Monday, December 12, 2005

Did I ever tell you that when I covered the police beat back in Hawaii, one of the cops asked me out on a date? He was 36 years old but said he was 32, and was recently separated from his wife. And I did it. I went on a date with this guy. How naive I was, not even a year ago. Fortunately, it didn't go beyond one lunch date and I haven't thought of him sense. He had problems. His (now ex) wife being one of them probably. Another one could possibly have to do with this:

He's the cop that got dragged. Incidentally, the accused murderer went to my high school. In fact, he was probably my classmate. I don't remember him though. Not surprising if his claim of having only a "ninth grade education," holds true.

Saturday, December 10, 2005

A dog named Chance

This is Chance (left) flirting with one of his girlfriends, Sasha. Sasha belongs to one of Chris' clients. That's her bone Chance is refusing to let go of (whadda gentleman). When Chris and I take Chance out to the dog park, we enjoy making up dialogues between Chance and the other dogs. It's fun. Sometimes we even assume character voices. OK, we do it all the time.


I learned last week that my mother has been diagnosed with breast cancer. She will most likely opt for the masectomy. She was also diagnosed with type 1 diabetes.

I remember the time, when as a surly teenager dragged along with her to the public library, I muttered, "Stupid bitch," at her under my breath. She heard me and turned on me in fury, clamping my cheek between her sharp nails and twisting until I shreiked, "Ouch!" and pulled away violently. The look on her face told me she wished she could have punched me instead.

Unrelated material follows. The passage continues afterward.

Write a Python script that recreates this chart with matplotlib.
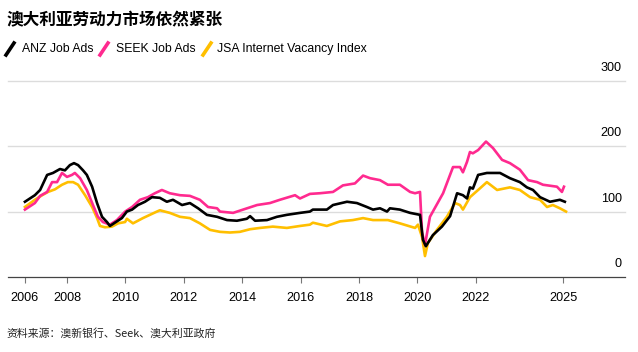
import matplotlib
matplotlib.use("Agg")
import matplotlib.pyplot as plt
from matplotlib import font_manager
from matplotlib.lines import Line2D

# values (decimal years, index level)
anz_years = [2006.56, 2006.90, 2007.08, 2007.32, 2007.52, 2007.76, 2007.93, 2008.10, 2008.24,
             2008.38, 2008.55, 2008.68, 2008.86, 2009.03, 2009.20, 2009.37, 2009.47, 2009.64,
             2009.88, 2010.05, 2010.23, 2010.43, 2010.67, 2010.91, 2011.18, 2011.42, 2011.63,
             2011.94, 2012.21, 2012.49, 2012.79, 2013.14, 2013.48, 2013.82, 2014.16, 2014.27,
             2014.44, 2014.85, 2015.19, 2015.53, 2015.98, 2016.32, 2016.42, 2016.90, 2017.11,
             2017.59, 2017.93, 2018.27, 2018.48, 2018.72, 2018.96, 2019.06, 2019.40, 2019.75,
             2020.09, 2020.19, 2020.29, 2020.53, 2020.84, 2021.12, 2021.36, 2021.56, 2021.70,
             2021.80, 2021.90, 2022.08, 2022.38, 2022.83, 2023.17, 2023.51, 2023.75, 2023.96,
             2024.20, 2024.54, 2024.88, 2025.05]
anz_values = [115, 125, 133, 156, 159, 165, 163, 171, 174,
              171, 163, 156, 138, 113, 92, 84, 78, 83,
              90, 100, 103, 110, 115, 122, 121, 115, 118,
              110, 113, 105, 95, 92, 87, 86, 89, 93,
              86, 87, 92, 95, 98, 100, 103, 103, 110,
              115, 113, 107, 103, 105, 100, 105, 103, 98,
              95, 57, 47, 64, 77, 93, 128, 125, 120,
              137, 135, 156, 159, 159, 151, 145, 137, 133,
              122, 115, 118, 115]

seek_years = [2006.56, 2006.90, 2007.08, 2007.32, 2007.49, 2007.66, 2007.83, 2008.00, 2008.17,
              2008.27, 2008.45, 2008.68, 2008.89, 2009.06, 2009.23, 2009.47, 2009.71, 2009.99,
              2010.23, 2010.50, 2010.77, 2011.01, 2011.25, 2011.52, 2011.87, 2012.21, 2012.55,
              2012.83, 2013.14, 2013.24, 2013.69, 2014.03, 2014.51, 2014.95, 2015.29, 2015.81,
              2015.98, 2016.32, 2016.66, 2017.11, 2017.45, 2017.86, 2018.14, 2018.38, 2018.72,
              2018.99, 2019.40, 2019.75, 2019.92, 2020.09, 2020.16, 2020.26, 2020.43, 2020.53,
              2020.88, 2021.22, 2021.46, 2021.56, 2021.70, 2021.80, 2021.90, 2022.08, 2022.35,
              2022.59, 2022.90, 2023.17, 2023.51, 2023.79, 2024.10, 2024.30, 2024.78, 2024.95,
              2025.02]
seek_values = [103, 113, 124, 130, 145, 145, 159, 153, 156,
               159, 151, 133, 110, 92, 84, 80, 87, 100,
               107, 118, 122, 128, 133, 128, 125, 124, 118,
               107, 105, 100, 98, 103, 110, 113, 118, 125,
               120, 127, 128, 130, 140, 143, 155, 151, 148,
               141, 141, 130, 128, 130, 68, 49, 92, 100,
               128, 168, 168, 160, 176, 191, 189, 194, 207,
               197, 179, 174, 164, 148, 145, 141, 138, 130,
               138]

jsa_years = [2006.56, 2006.90, 2007.15, 2007.35, 2007.59, 2007.83, 2008.03, 2008.21, 2008.38,
             2008.62, 2008.86, 2009.03, 2009.13, 2009.30, 2009.54, 2009.75, 2009.99, 2010.05,
             2010.26, 2010.60, 2011.08, 2011.18, 2011.52, 2011.87, 2012.21, 2012.55, 2012.90,
             2013.24, 2013.58, 2013.92, 2014.27, 2014.61, 2015.05, 2015.53, 2015.98, 2016.32,
             2016.42, 2016.90, 2017.35, 2017.79, 2018.14, 2018.48, 2018.99, 2019.40, 2019.92,
             2020.02, 2020.16, 2020.26, 2020.36, 2020.67, 2021.01, 2021.29, 2021.46, 2021.56,
             2021.80, 2022.08, 2022.38, 2022.73, 2023.17, 2023.51, 2023.86, 2024.20, 2024.44,
             2024.64, 2024.88, 2025.09]
jsa_values = [107, 118, 125, 130, 134, 141, 145, 145, 141,
              125, 107, 90, 78, 76, 77, 82, 84, 89,
              82, 90, 100, 102, 98, 92, 90, 82, 72,
              69, 68, 69, 73, 75, 77, 75, 78, 80,
              83, 78, 85, 87, 90, 87, 87, 82, 75,
              80, 61, 32, 52, 72, 92, 113, 110, 103,
              122, 133, 145, 133, 137, 133, 122, 118, 107,
              110, 105, 100]

tick_years = [2006.56, 2008, 2010, 2012, 2014, 2016, 2018, 2020, 2022, 2025]
tick_labels = ["2006", "2008", "2010", "2012", "2014", "2016", "2018", "2020", "2022", "2025"]
y_levels = [0, 100, 200, 300]

series_names = ["ANZ Job Ads", "SEEK Job Ads", "JSA Internet Vacancy Index"]
series_colors = ["#000000", "#ff2a8f", "#ffbf00"]

title = "澳大利亚劳动力市场依然紧张"
source = "资料来源：澳新银行、Seek、澳大利亚政府"

W, H = 638, 352
names = {f.name for f in font_manager.fontManager.ttflist}
if "Liberation Sans Narrow" in names:
    latin, fsize = "Liberation Sans Narrow", 10.5
else:
    latin, fsize = "Liberation Sans", 8.8
plt.rcParams["font.family"] = [latin, "DejaVu Sans"]
cjk = ["Noto Sans CJK SC", "DejaVu Sans"]


def px(x, y):
    return x / W, 1 - y / H


fig = plt.figure(figsize=(W / 100, H / 100), dpi=100)
ax = fig.add_axes([8 / W, 75 / H, 617 / W, 196.3 / H])
ax.set_xlim(2005.98, 2027.11)
ax.set_ylim(0, 300)

for v in y_levels[1:]:
    ax.axhline(v, color="#dcdcdc", lw=1.0, clip_on=False, zorder=0)

ax.plot(jsa_years, jsa_values, color=series_colors[2], lw=1.9, solid_joinstyle="round", zorder=2)
ax.plot(seek_years, seek_values, color=series_colors[1], lw=1.9, solid_joinstyle="round", zorder=3)
ax.plot(anz_years, anz_values, color=series_colors[0], lw=1.9, solid_joinstyle="round", zorder=4)

for side in ["top", "left", "right"]:
    ax.spines[side].set_visible(False)
ax.spines["bottom"].set_color("#444444")
ax.spines["bottom"].set_linewidth(0.9)
ax.set_yticks([])
ax.set_xticks(tick_years)
ax.set_xticklabels(tick_labels)
ax.tick_params(axis="x", length=4, width=0.8, color="#777777", pad=7, labelsize=fsize + 0.3)

for v in y_levels:
    ax.annotate(str(v), xy=(0.995, v), xycoords=ax.get_yaxis_transform(),
                xytext=(0, 5), textcoords="offset points",
                ha="right", va="bottom", fontsize=fsize + 0.3)

fig.text(*px(7, 20), title, family=cjk, fontsize=12, fontweight="bold", va="center")

# legend row: slanted strokes + labels
icon_x = [6, 100, 203]
text_x = [22, 116, 217]
for name, color, ix, tx in zip(series_names, series_colors, icon_x, text_x):
    x0, y0 = px(ix, 55)
    x1, y1 = px(ix + 8, 43)
    fig.add_artist(Line2D([x0, x1], [y0, y1], color=color, lw=2.6, transform=fig.transFigure))
    fig.text(*px(tx, 49), name, fontsize=fsize, va="center")

fig.text(*px(6, 333), source, family=cjk, fontsize=7.8, va="center", color="#222222")

fig.savefig("out.png", dpi=100)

I remember how she dutifully dragged me to piano lessons, even though I hated it because the teacher made me sing. The day I finally threw a tantrum and demanded to quit, she slammed the car door on my leg, not intentionally, but she didn't apologize either. The full-scale piano my parents bought me collected dust in the living room for years after I quit, and I never really used it anyway. Eventually they sold it, along with the flip-up bench with storage space for music books that came with it. Some other kid, more dedicated to the craft, got a cool piano and I shrugged it off thinking, Well, I don't give a shit.

For years, I have held memories like these against my parents, against my mother. But she called me to tell me she had breast cancer and diabetes. She called to tell me that she is calling to find out who else in our family may have had these diseases, especially the diabetes because her doctor told her that one was definitely heridetary. She called because she was scared and concerned, above all, for her children.

My memories can be skewed. They tell my truth, but not the truth.